Distingue el apetito concupiscible del apetito irascible.

Nadie dudaría respecto del apetito alimentario de un animal, tal es el concupiscible. Sólo los imprudentes pensarán que no habría consecuencias si le arrebatáramos aquello que el animal está comiendo. En tal caso, espabilaríamos el apetito irascible de la bestia. Así operan ambas tendencias instintivas de conservación también en el hombre. Toda criatura cuenta con la herramienta de la ira para advertir a un tercero que no lo hallarán manso sus agresiones.

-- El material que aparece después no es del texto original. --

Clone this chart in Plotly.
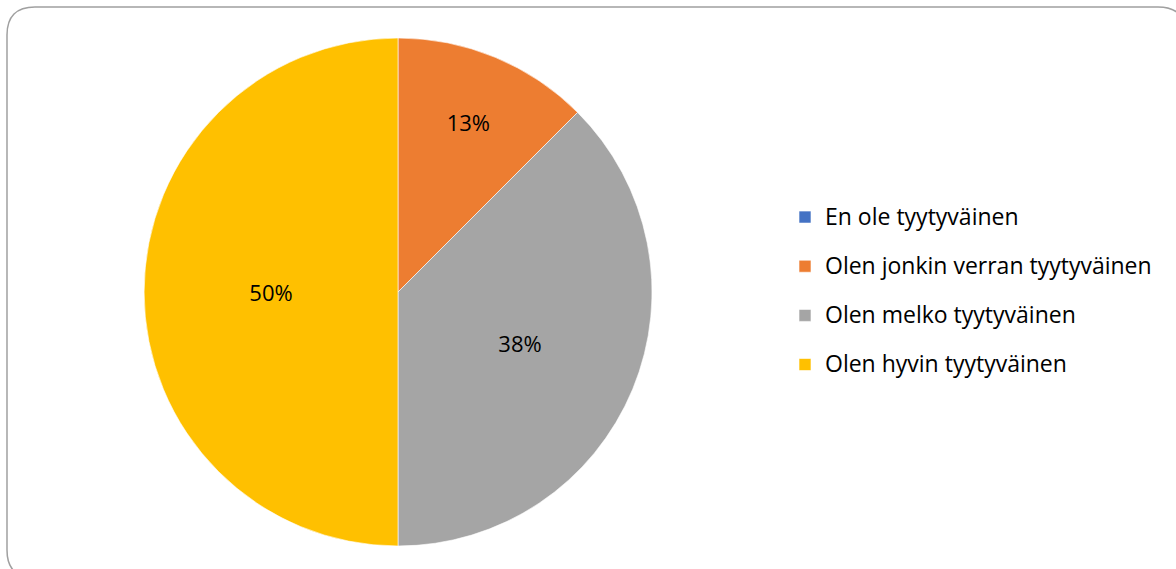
import plotly.graph_objects as go

# Survey answers and their share (1/8, 3/8, 4/8 of respondents)
labels = [
    "En ole tyytyväinen",
    "Olen jonkin verran tyytyväinen",
    "Olen melko tyytyväinen",
    "Olen hyvin tyytyväinen",
]
values = [0, 1, 3, 4]
colors = ["#4472C4", "#ED7D31", "#A5A5A5", "#FFC000"]

W, H = 1176, 569

# hide the label of empty slices
templates = ["%{percent:.0%}" if v > 0 else "" for v in values]

# legend rows are spaced wider than the text: big legend font, smaller text span
legend_labels = [
    f"<span style='font-size:23px;baseline-shift:6px'>{lab}</span>" for lab in labels
]

fig = go.Figure()
fig.add_trace(
    go.Pie(
        labels=legend_labels,
        values=values,
        sort=False,
        direction="clockwise",
        rotation=0,
        marker=dict(colors=colors, line=dict(color="white", width=0.6)),
        texttemplate=templates,
        textposition="inside",
        insidetextorientation="horizontal",
        textfont=dict(family="Open Sans", size=22, color="#000000"),
        hoverinfo="percent",
        domain=dict(x=[144 / W, 652 / W], y=[1 - 546 / H, 1 - 38 / H]),
    )
)


def px(x, y):
    return f"{x / W:.5f},{1 - y / H:.5f}"


# rounded chart border, partly running off the page like in the original
r = 28
x0, y0, x1, y1 = 7, 7, 1186, 578
border = (
    f"M {px(x0 + r, y0)} L {px(x1 - r, y0)} Q {px(x1, y0)} {px(x1, y0 + r)} "
    f"L {px(x1, y1 - r)} Q {px(x1, y1)} {px(x1 - r, y1)} "
    f"L {px(x0 + r, y1)} Q {px(x0, y1)} {px(x0, y1 - r)} "
    f"L {px(x0, y0 + r)} Q {px(x0, y0)} {px(x0 + r, y0)} Z"
)

fig.update_layout(
    width=W,
    height=H,
    margin=dict(l=0, r=0, t=0, b=0),
    paper_bgcolor="white",
    font=dict(family="Open Sans", color="#000000"),
    legend=dict(
        x=785 / W,
        y=1 - 291 / H,
        xanchor="left",
        yanchor="middle",
        font=dict(family="Open Sans", size=35.5, color="#000000"),
        bgcolor="rgba(0,0,0,0)",
    ),
    shapes=[
        dict(
            type="path",
            xref="paper",
            yref="paper",
            path=border,
            line=dict(color="#A0A0A0", width=1.5),
        )
    ],
)

# drop the browser's default page margin so the chart sits at the top-left corner
fig.write_html(
    "out.html",
    config={"displayModeBar": False},
    post_script="document.body.style.margin = '0px';",
)
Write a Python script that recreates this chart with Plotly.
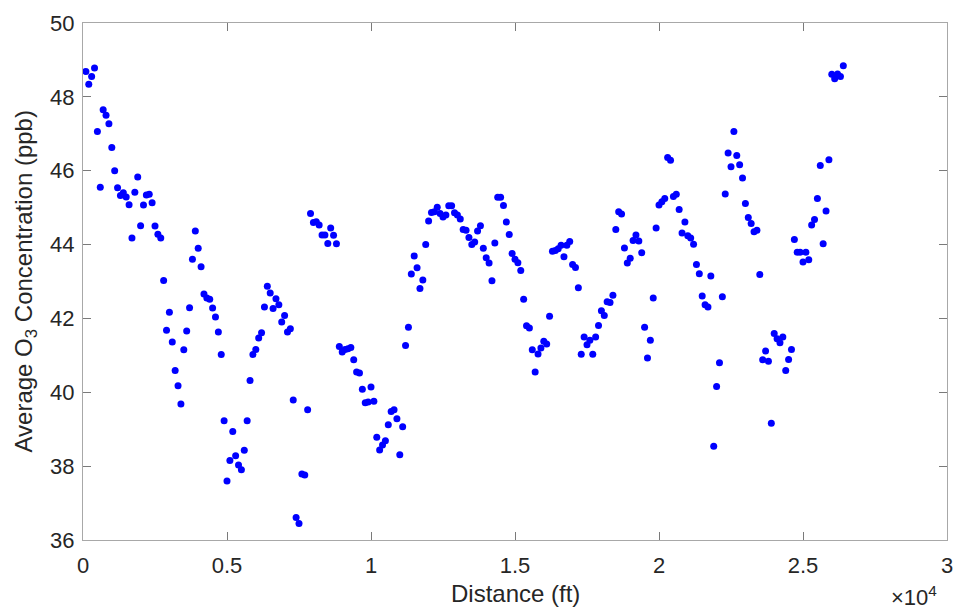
import plotly.graph_objects as go

# Sampling positions along the route (ft)
distance_ft = [
    100, 200, 300, 400, 500, 600, 700, 800, 900, 1000,
    1100, 1200, 1300, 1400, 1500, 1600, 1700, 1800, 1900, 2000,
    2100, 2200, 2300, 2400, 2500, 2600, 2700, 2800, 2900, 3000,
    3100, 3200, 3300, 3400, 3500, 3600, 3700, 3800, 3900, 4000,
    4100, 4200, 4300, 4400, 4500, 4600, 4700, 4800, 4900, 5000,
    5100, 5200, 5300, 5400, 5500, 5600, 5700, 5800, 5900, 6000,
    6100, 6200, 6300, 6400, 6500, 6600, 6700, 6800, 6900, 7000,
    7100, 7200, 7300, 7400, 7500, 7600, 7700, 7800, 7900, 8000,
    8100, 8200, 8300, 8400, 8500, 8600, 8700, 8800, 8900, 9000,
    9100, 9200, 9300, 9400, 9500, 9600, 9700, 9800, 9900, 10000,
    10100, 10200, 10300, 10400, 10500, 10600, 10700, 10800, 10900, 11000,
    11100, 11200, 11300, 11400, 11500, 11600, 11700, 11800, 11900, 12000,
    12100, 12200, 12300, 12400, 12500, 12600, 12700, 12800, 12900, 13000,
    13100, 13200, 13300, 13400, 13500, 13600, 13700, 13800, 13900, 14000,
    14100, 14200, 14300, 14400, 14500, 14600, 14700, 14800, 14900, 15000,
    15100, 15200, 15300, 15400, 15500, 15600, 15700, 15800, 15900, 16000,
    16100, 16200, 16300, 16400, 16500, 16600, 16700, 16800, 16900, 17000,
    17100, 17200, 17300, 17400, 17500, 17600, 17700, 17800, 17900, 18000,
    18100, 18200, 18300, 18400, 18500, 18600, 18700, 18800, 18900, 19000,
    19100, 19200, 19300, 19400, 19500, 19600, 19700, 19800, 19900, 20000,
    20100, 20200, 20300, 20400, 20500, 20600, 20700, 20800, 20900, 21000,
    21100, 21200, 21300, 21400, 21500, 21600, 21700, 21800, 21900, 22000,
    22100, 22200, 22300, 22400, 22500, 22600, 22700, 22800, 22900, 23000,
    23100, 23200, 23300, 23400, 23500, 23600, 23700, 23800, 23900, 24000,
    24100, 24200, 24300, 24400, 24500, 24600, 24700, 24800, 24900, 25000,
    25100, 25200, 25300, 25400, 25500, 25600, 25700, 25800, 25900, 26000,
    26100, 26200, 26300, 26400,
]

# Average ozone concentration at each position (ppb)
avg_o3_ppb = [
    48.69, 48.34, 48.55, 48.78, 47.06, 45.55, 47.65, 47.50, 47.27, 46.63,
    46.00, 45.54, 45.33, 45.40, 45.29, 45.08, 44.18, 45.42, 45.83, 44.51,
    45.07, 45.34, 45.36, 45.13, 44.50, 44.28, 44.18, 43.03, 41.68, 42.17,
    41.36, 40.59, 40.18, 39.68, 41.15, 41.66, 42.29, 43.60, 44.37, 43.90,
    43.40, 42.66, 42.55, 42.52, 42.28, 42.04, 41.63, 41.02, 39.23, 37.60,
    38.15, 38.94, 38.28, 38.03, 37.90, 38.43, 39.23, 40.32, 41.02, 41.16,
    41.47, 41.61, 42.31, 42.87, 42.69, 42.27, 42.53, 42.37, 41.90, 42.08,
    41.63, 41.72, 39.79, 36.61, 36.45, 37.79, 37.76, 39.53, 44.84, 44.60,
    44.62, 44.53, 44.26, 44.26, 44.03, 44.45, 44.25, 44.02, 41.24, 41.09,
    41.16, 41.18, 41.21, 40.88, 40.55, 40.52, 40.08, 39.72, 39.74, 40.14,
    39.76, 38.78, 38.44, 38.57, 38.69, 39.12, 39.48, 39.53, 39.28, 38.31,
    39.07, 41.27, 41.76, 43.20, 43.69, 43.37, 42.81, 43.04, 44.00, 44.64,
    44.87, 44.89, 45.01, 44.84, 44.75, 44.80, 45.05, 45.05, 44.86, 44.80,
    44.69, 44.41, 44.39, 44.19, 44.00, 44.07, 44.37, 44.51, 43.90, 43.64,
    43.50, 43.02, 44.04, 45.28, 45.28, 45.06, 44.61, 44.27, 43.76, 43.60,
    43.51, 43.30, 42.52, 41.80, 41.74, 41.15, 40.55, 41.04, 41.20, 41.38,
    41.31, 42.06, 43.82, 43.84, 43.89, 43.98, 43.67, 43.98, 44.08, 43.46,
    43.38, 42.83, 41.03, 41.50, 41.29, 41.41, 41.03, 41.50, 41.81, 42.21,
    42.08, 42.45, 42.43, 42.63, 44.41, 44.89, 44.83, 43.91, 43.50, 43.63,
    44.11, 44.26, 44.10, 43.78, 41.76, 40.93, 41.41, 42.55, 44.45, 45.07,
    45.16, 45.25, 46.36, 46.28, 45.30, 45.36, 44.95, 44.31, 44.61, 44.24,
    44.18, 44.01, 43.46, 43.21, 42.61, 42.37, 42.31, 43.15, 38.54, 40.16,
    40.80, 42.59, 45.37, 46.48, 46.11, 47.06, 46.41, 46.16, 45.80, 45.11,
    44.73, 44.57, 44.35, 44.39, 43.19, 40.88, 41.12, 40.84, 39.16, 41.59,
    41.45, 41.34, 41.50, 40.59, 40.89, 41.16, 44.14, 43.79, 43.79, 43.53,
    43.79, 43.59, 44.53, 44.68, 45.25, 46.14, 44.02, 44.91, 46.30, 48.61,
    48.49, 48.62, 48.55, 48.84,
]

x_tick_vals = [0, 5000, 10000, 15000, 20000, 25000, 30000]
x_tick_text = ["0", "0.5", "1", "1.5", "2", "2.5", "3"]
y_tick_vals = [36, 38, 40, 42, 44, 46, 48, 50]

FONT = "Liberation Sans, Arial, Helvetica, sans-serif"
TEXT_COLOR = "#262626"
BOX_COLOR = "#a8a8a8"

fig = go.Figure(
    go.Scatter(
        x=distance_ft,
        y=avg_o3_ppb,
        mode="markers",
        marker=dict(color="#0000ff", size=7, line=dict(width=0)),
        showlegend=False,
        hoverinfo="x+y",
    )
)

axis_common = dict(
    showgrid=False,
    zeroline=False,
    showline=True,
    linecolor=BOX_COLOR,
    linewidth=1,
    mirror="allticks",
    ticks="inside",
    ticklen=8,
    tickwidth=1,
    tickcolor="#7a7a7a",
    tickfont=dict(family=FONT, size=22, color=TEXT_COLOR),
)

fig.update_xaxes(
    range=[0, 30000],
    tickmode="array",
    tickvals=x_tick_vals,
    ticktext=x_tick_text,
    ticklabelstandoff=6,
    **axis_common,
)
fig.update_yaxes(
    range=[36, 50],
    tickmode="array",
    tickvals=y_tick_vals,
    ticklabelstandoff=3,
    **axis_common,
)

fig.update_layout(
    width=964,
    height=611,
    margin=dict(l=83, r=11, t=17, b=71),
    plot_bgcolor="white",
    paper_bgcolor="white",
    font=dict(family=FONT, color=TEXT_COLOR),
    annotations=[
        dict(
            text="Distance (ft)",
            xref="paper", yref="paper",
            x=0.5, y=0, yanchor="middle", xanchor="center",
            yshift=-53,
            showarrow=False,
            font=dict(family=FONT, size=24, color=TEXT_COLOR),
        ),
        dict(
            text="Average O<sub>3</sub> Concentration (ppb)",
            xref="paper", yref="paper",
            x=0, y=0.5, xanchor="center", yanchor="middle",
            xshift=-58,
            textangle=-90,
            showarrow=False,
            font=dict(family=FONT, size=24, color=TEXT_COLOR),
        ),
        dict(
            text="\u00d710<sup>4</sup>",
            xref="paper", yref="paper",
            x=1, y=0, xanchor="right", yanchor="middle",
            xshift=-8, yshift=-56,
            showarrow=False,
            font=dict(family=FONT, size=22, color=TEXT_COLOR),
        ),
    ],
)

fig.write_html("out.html")
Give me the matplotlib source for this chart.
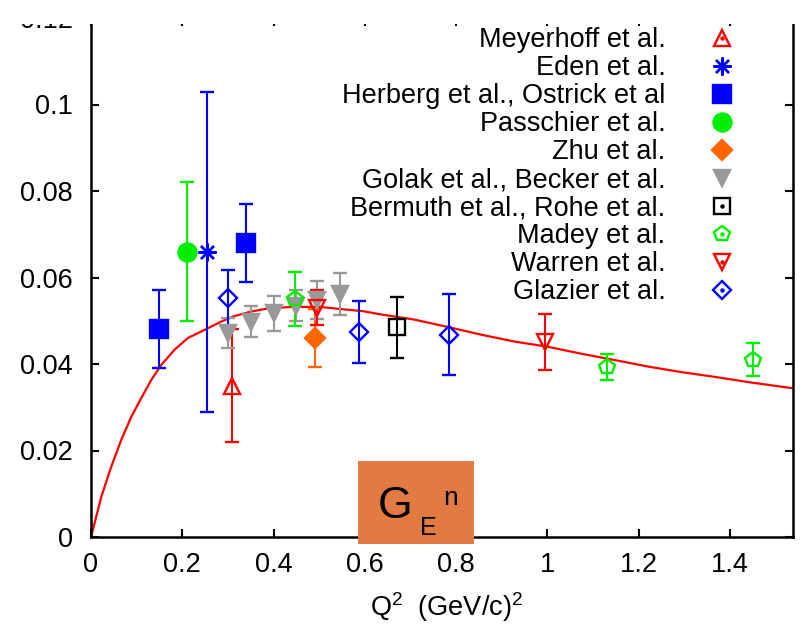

Pero basta con ver aquel célebre parlamento de Aquiles a su protegido Patroclo en que le revela lo difícil que es detenerse en el ejercicio de la violencia para comprender los peligros.

También allí Homero denuncia, por medio del joven, que en el fragor de la batalla la furia se hace irrefrenable por más advertencias que nos hayan hecho.

Así Patroclo, exaltado por la sangre, viene matando al noveno troyano cuando se encamina directo hacia su muerte. Y es ella quien elimina su cólera al tiempo que acaba con él. éste es el riesgo natural de la ira que, vuelta un vicio, convierte un instinto de vida en una promesa de muerte.